In the long-run we’d like to build on tour success, financially and creatively. It is important for us to generate income from our music to support the band. We would like to do this through sales of the CD and through paid live performance, in West Africa and globally. It would be a dream forusto play at the WOMAD festival or other world music festivals. We’d love to tour, starting with West Africa and the UK. This is a multi stranded plan with some very specific practical aspects – getting to grips with next steps to take to professionalize our videos, more fundraising, planning a campaign for the next CD project… In short we want to grow, to develop. We are Toumaranke – everybody dance…
The OSOW Fast Three!
1. What are your favorite AfroBeat songs?
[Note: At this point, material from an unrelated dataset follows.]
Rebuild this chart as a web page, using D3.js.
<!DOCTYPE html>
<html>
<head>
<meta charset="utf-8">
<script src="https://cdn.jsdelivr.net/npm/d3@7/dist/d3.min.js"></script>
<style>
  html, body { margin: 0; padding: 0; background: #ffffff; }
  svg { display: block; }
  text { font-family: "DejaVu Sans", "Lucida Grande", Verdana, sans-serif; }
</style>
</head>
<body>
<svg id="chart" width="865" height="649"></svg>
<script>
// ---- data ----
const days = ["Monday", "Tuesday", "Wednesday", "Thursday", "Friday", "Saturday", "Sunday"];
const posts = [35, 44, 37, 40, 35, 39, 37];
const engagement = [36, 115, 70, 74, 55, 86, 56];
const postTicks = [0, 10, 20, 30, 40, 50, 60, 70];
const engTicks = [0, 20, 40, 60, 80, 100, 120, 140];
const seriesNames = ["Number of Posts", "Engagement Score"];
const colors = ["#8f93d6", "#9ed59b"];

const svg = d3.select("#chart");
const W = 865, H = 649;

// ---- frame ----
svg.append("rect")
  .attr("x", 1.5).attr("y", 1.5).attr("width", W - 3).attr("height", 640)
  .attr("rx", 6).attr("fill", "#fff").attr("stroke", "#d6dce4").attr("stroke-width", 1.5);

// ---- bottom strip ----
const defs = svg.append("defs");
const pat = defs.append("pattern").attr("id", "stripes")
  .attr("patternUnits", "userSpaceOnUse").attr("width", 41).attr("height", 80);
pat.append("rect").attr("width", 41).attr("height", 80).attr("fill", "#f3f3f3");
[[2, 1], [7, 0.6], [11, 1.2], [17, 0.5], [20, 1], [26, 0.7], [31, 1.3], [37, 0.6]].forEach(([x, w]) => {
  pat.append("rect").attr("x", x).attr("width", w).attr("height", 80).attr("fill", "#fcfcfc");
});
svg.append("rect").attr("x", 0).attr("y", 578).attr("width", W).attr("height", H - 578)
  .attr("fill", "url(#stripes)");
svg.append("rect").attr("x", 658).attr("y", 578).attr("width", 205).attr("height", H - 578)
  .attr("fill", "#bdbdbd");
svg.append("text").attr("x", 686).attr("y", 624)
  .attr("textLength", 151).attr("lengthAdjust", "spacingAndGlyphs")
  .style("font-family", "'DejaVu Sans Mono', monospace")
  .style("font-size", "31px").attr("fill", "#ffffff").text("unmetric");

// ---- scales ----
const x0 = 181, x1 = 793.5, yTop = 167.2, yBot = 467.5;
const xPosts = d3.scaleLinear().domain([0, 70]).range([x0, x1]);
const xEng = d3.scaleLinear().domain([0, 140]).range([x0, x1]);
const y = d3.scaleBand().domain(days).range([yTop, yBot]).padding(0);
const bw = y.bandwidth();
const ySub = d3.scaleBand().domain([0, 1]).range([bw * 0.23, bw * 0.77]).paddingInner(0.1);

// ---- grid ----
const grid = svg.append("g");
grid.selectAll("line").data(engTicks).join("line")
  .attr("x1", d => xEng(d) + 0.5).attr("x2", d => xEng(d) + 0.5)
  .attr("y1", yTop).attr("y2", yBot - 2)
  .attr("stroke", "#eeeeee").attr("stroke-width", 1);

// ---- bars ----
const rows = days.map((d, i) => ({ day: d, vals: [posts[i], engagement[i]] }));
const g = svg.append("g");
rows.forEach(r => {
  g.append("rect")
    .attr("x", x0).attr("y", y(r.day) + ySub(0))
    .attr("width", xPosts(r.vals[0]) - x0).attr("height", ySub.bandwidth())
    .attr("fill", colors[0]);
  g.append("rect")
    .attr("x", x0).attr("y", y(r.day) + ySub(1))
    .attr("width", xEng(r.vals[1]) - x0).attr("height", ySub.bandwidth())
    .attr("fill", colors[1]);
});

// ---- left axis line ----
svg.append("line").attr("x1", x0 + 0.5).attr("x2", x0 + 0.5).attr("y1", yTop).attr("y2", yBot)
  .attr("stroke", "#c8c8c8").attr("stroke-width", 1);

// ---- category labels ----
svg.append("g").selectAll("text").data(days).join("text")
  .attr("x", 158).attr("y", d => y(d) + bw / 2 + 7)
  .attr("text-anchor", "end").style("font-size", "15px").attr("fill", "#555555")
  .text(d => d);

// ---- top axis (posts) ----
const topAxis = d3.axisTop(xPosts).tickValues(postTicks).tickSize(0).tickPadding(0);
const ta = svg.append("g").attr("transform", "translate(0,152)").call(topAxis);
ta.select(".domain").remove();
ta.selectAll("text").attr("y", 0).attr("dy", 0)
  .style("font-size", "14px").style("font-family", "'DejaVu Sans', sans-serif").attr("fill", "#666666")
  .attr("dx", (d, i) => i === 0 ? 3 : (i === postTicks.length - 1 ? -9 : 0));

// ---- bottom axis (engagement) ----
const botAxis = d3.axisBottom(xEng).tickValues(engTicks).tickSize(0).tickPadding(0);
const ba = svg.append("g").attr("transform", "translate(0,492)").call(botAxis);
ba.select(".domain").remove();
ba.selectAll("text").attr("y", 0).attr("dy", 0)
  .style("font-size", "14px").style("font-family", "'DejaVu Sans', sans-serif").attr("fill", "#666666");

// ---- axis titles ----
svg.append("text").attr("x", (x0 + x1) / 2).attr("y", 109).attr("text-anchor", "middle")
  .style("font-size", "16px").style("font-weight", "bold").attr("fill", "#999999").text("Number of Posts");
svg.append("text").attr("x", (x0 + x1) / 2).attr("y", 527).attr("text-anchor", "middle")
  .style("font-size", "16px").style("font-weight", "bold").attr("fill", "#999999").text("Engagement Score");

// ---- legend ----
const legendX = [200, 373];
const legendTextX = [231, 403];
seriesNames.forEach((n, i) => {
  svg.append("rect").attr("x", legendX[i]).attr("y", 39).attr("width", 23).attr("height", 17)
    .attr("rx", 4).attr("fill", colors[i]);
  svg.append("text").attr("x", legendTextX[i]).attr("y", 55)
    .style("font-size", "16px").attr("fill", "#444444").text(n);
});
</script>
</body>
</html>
I like Fela Kuti but don’t have a particular favorite song.
2. If you could have lunch with any person, who would it be and why?
I would have lunch with my husband, Moussa Sylla as visa issues mean we can’t live together in the same country so we only see each other twice or 3 times a year.
3. What’s your overarching vision for Africa?
Impossible question! Africa is so diverse in so many complex ways. Peace, prosperity, development so that all people can enjoy a life without hunger. We are musicians, our vision is to bring the joy of connection through African music.